DATASET EXCERPT.
▬▬▬▬▬▬▬▬▬▬

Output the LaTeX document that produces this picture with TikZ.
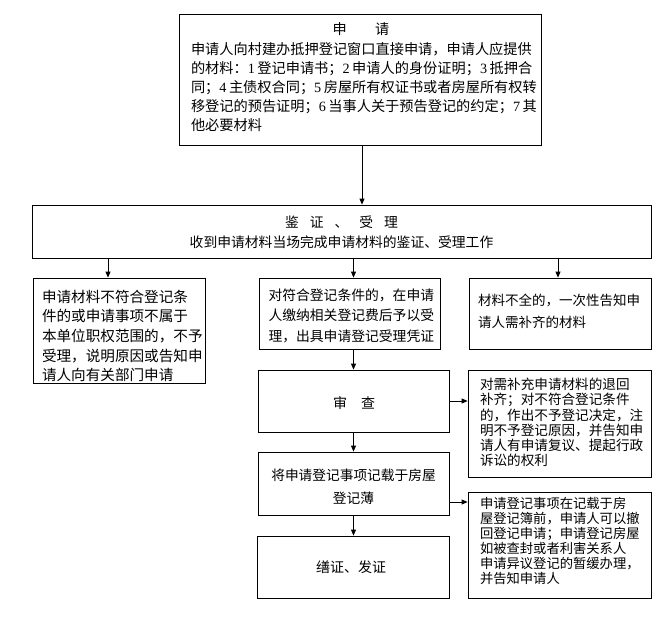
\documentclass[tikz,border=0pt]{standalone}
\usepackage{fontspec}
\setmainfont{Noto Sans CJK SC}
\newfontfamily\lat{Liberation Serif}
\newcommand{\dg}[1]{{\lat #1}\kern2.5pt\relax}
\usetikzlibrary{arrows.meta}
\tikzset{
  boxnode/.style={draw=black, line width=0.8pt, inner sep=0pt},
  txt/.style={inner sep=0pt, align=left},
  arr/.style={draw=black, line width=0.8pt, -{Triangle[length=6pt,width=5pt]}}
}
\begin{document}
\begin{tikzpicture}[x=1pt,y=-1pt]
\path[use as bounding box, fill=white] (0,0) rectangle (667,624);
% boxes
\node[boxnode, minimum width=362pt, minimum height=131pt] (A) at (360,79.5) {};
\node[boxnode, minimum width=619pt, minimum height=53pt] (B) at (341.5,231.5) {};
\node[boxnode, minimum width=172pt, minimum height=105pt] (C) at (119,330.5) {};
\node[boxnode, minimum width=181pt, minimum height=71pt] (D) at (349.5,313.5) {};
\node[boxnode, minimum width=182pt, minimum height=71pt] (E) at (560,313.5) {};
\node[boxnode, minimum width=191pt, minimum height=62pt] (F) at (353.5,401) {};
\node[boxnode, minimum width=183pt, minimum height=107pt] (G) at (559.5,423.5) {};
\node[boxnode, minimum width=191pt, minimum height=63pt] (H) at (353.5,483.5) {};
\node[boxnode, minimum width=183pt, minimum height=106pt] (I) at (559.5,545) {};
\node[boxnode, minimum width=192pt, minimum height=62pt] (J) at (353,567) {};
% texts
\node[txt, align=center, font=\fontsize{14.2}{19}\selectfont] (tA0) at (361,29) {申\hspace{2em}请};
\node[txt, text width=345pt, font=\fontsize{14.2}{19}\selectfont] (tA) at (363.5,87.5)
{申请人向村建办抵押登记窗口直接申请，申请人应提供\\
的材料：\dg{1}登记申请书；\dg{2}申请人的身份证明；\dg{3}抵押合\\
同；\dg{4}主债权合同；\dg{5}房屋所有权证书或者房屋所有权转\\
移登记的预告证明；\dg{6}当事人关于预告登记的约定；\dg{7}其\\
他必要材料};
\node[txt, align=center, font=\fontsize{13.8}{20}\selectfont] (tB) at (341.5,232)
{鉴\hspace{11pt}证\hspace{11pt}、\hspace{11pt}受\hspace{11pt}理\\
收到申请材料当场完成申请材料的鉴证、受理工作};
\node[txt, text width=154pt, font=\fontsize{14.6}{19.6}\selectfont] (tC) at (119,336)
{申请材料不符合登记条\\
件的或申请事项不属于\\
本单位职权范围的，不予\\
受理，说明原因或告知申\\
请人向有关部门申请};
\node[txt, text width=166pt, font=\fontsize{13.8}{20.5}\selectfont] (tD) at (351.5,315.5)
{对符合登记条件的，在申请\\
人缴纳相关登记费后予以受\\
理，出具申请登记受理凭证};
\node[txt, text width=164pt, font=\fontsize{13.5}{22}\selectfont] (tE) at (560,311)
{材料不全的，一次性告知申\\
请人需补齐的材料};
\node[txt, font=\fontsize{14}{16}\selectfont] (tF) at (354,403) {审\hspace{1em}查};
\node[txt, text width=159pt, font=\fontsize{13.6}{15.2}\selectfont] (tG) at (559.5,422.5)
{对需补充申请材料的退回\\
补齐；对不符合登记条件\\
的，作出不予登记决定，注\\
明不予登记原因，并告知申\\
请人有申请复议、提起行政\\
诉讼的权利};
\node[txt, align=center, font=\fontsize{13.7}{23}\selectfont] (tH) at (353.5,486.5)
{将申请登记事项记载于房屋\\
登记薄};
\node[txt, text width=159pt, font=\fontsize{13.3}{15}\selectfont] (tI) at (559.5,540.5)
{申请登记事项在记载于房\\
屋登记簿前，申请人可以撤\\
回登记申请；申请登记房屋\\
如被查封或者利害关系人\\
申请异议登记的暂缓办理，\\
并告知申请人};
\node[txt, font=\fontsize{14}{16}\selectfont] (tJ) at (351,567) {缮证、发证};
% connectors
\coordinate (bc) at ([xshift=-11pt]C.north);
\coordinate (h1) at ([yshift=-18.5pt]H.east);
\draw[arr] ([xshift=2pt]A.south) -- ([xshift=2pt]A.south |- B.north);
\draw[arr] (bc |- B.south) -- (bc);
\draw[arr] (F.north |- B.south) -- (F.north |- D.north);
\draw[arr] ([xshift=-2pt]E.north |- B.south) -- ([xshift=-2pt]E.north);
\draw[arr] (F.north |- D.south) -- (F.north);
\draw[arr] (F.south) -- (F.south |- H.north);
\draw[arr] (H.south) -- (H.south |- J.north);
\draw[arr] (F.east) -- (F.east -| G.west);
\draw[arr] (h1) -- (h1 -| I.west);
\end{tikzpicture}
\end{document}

▬▬▬▬▬▬▬▬▬▬

YOUR GOAL.
Leave the images out, please, and restate each line word for word.

EXERCISE ANSWER.
Output the LaTeX document that produces this picture with TikZ.
\documentclass[tikz,border=0pt]{standalone}
\usepackage{fontspec}
\setmainfont{Noto Sans CJK SC}
\newfontfamily\lat{Liberation Serif}
\newcommand{\dg}[1]{{\lat #1}\kern2.5pt\relax}
\usetikzlibrary{arrows.meta}
\tikzset{
  boxnode/.style={draw=black, line width=0.8pt, inner sep=0pt},
  txt/.style={inner sep=0pt, align=left},
  arr/.style={draw=black, line width=0.8pt, -{Triangle[length=6pt,width=5pt]}}
}
\begin{document}
\begin{tikzpicture}[x=1pt,y=-1pt]
\path[use as bounding box, fill=white] (0,0) rectangle (667,624);
% boxes
\node[boxnode, minimum width=362pt, minimum height=131pt] (A) at (360,79.5) {};
\node[boxnode, minimum width=619pt, minimum height=53pt] (B) at (341.5,231.5) {};
\node[boxnode, minimum width=172pt, minimum height=105pt] (C) at (119,330.5) {};
\node[boxnode, minimum width=181pt, minimum height=71pt] (D) at (349.5,313.5) {};
\node[boxnode, minimum width=182pt, minimum height=71pt] (E) at (560,313.5) {};
\node[boxnode, minimum width=191pt, minimum height=62pt] (F) at (353.5,401) {};
\node[boxnode, minimum width=183pt, minimum height=107pt] (G) at (559.5,423.5) {};
\node[boxnode, minimum width=191pt, minimum height=63pt] (H) at (353.5,483.5) {};
\node[boxnode, minimum width=183pt, minimum height=106pt] (I) at (559.5,545) {};
\node[boxnode, minimum width=192pt, minimum height=62pt] (J) at (353,567) {};
% texts
\node[txt, align=center, font=\fontsize{14.2}{19}\selectfont] (tA0) at (361,29) {申\hspace{2em}请};
\node[txt, text width=345pt, font=\fontsize{14.2}{19}\selectfont] (tA) at (363.5,87.5)
{申请人向村建办抵押登记窗口直接申请，申请人应提供\\
的材料：\dg{1}登记申请书；\dg{2}申请人的身份证明；\dg{3}抵押合\\
同；\dg{4}主债权合同；\dg{5}房屋所有权证书或者房屋所有权转\\
移登记的预告证明；\dg{6}当事人关于预告登记的约定；\dg{7}其\\
他必要材料};
\node[txt, align=center, font=\fontsize{13.8}{20}\selectfont] (tB) at (341.5,232)
{鉴\hspace{11pt}证\hspace{11pt}、\hspace{11pt}受\hspace{11pt}理\\
收到申请材料当场完成申请材料的鉴证、受理工作};
\node[txt, text width=154pt, font=\fontsize{14.6}{19.6}\selectfont] (tC) at (119,336)
{申请材料不符合登记条\\
件的或申请事项不属于\\
本单位职权范围的，不予\\
受理，说明原因或告知申\\
请人向有关部门申请};
\node[txt, text width=166pt, font=\fontsize{13.8}{20.5}\selectfont] (tD) at (351.5,315.5)
{对符合登记条件的，在申请\\
人缴纳相关登记费后予以受\\
理，出具申请登记受理凭证};
\node[txt, text width=164pt, font=\fontsize{13.5}{22}\selectfont] (tE) at (560,311)
{材料不全的，一次性告知申\\
请人需补齐的材料};
\node[txt, font=\fontsize{14}{16}\selectfont] (tF) at (354,403) {审\hspace{1em}查};
\node[txt, text width=159pt, font=\fontsize{13.6}{15.2}\selectfont] (tG) at (559.5,422.5)
{对需补充申请材料的退回\\
补齐；对不符合登记条件\\
的，作出不予登记决定，注\\
明不予登记原因，并告知申\\
请人有申请复议、提起行政\\
诉讼的权利};
\node[txt, align=center, font=\fontsize{13.7}{23}\selectfont] (tH) at (353.5,486.5)
{将申请登记事项记载于房屋\\
登记薄};
\node[txt, text width=159pt, font=\fontsize{13.3}{15}\selectfont] (tI) at (559.5,540.5)
{申请登记事项在记载于房\\
屋登记簿前，申请人可以撤\\
回登记申请；申请登记房屋\\
如被查封或者利害关系人\\
申请异议登记的暂缓办理，\\
并告知申请人};
\node[txt, font=\fontsize{14}{16}\selectfont] (tJ) at (351,567) {缮证、发证};
% connectors
\coordinate (bc) at ([xshift=-11pt]C.north);
\coordinate (h1) at ([yshift=-18.5pt]H.east);
\draw[arr] ([xshift=2pt]A.south) -- ([xshift=2pt]A.south |- B.north);
\draw[arr] (bc |- B.south) -- (bc);
\draw[arr] (F.north |- B.south) -- (F.north |- D.north);
\draw[arr] ([xshift=-2pt]E.north |- B.south) -- ([xshift=-2pt]E.north);
\draw[arr] (F.north |- D.south) -- (F.north);
\draw[arr] (F.south) -- (F.south |- H.north);
\draw[arr] (H.south) -- (H.south |- J.north);
\draw[arr] (F.east) -- (F.east -| G.west);
\draw[arr] (h1) -- (h1 -| I.west);
\end{tikzpicture}
\end{document}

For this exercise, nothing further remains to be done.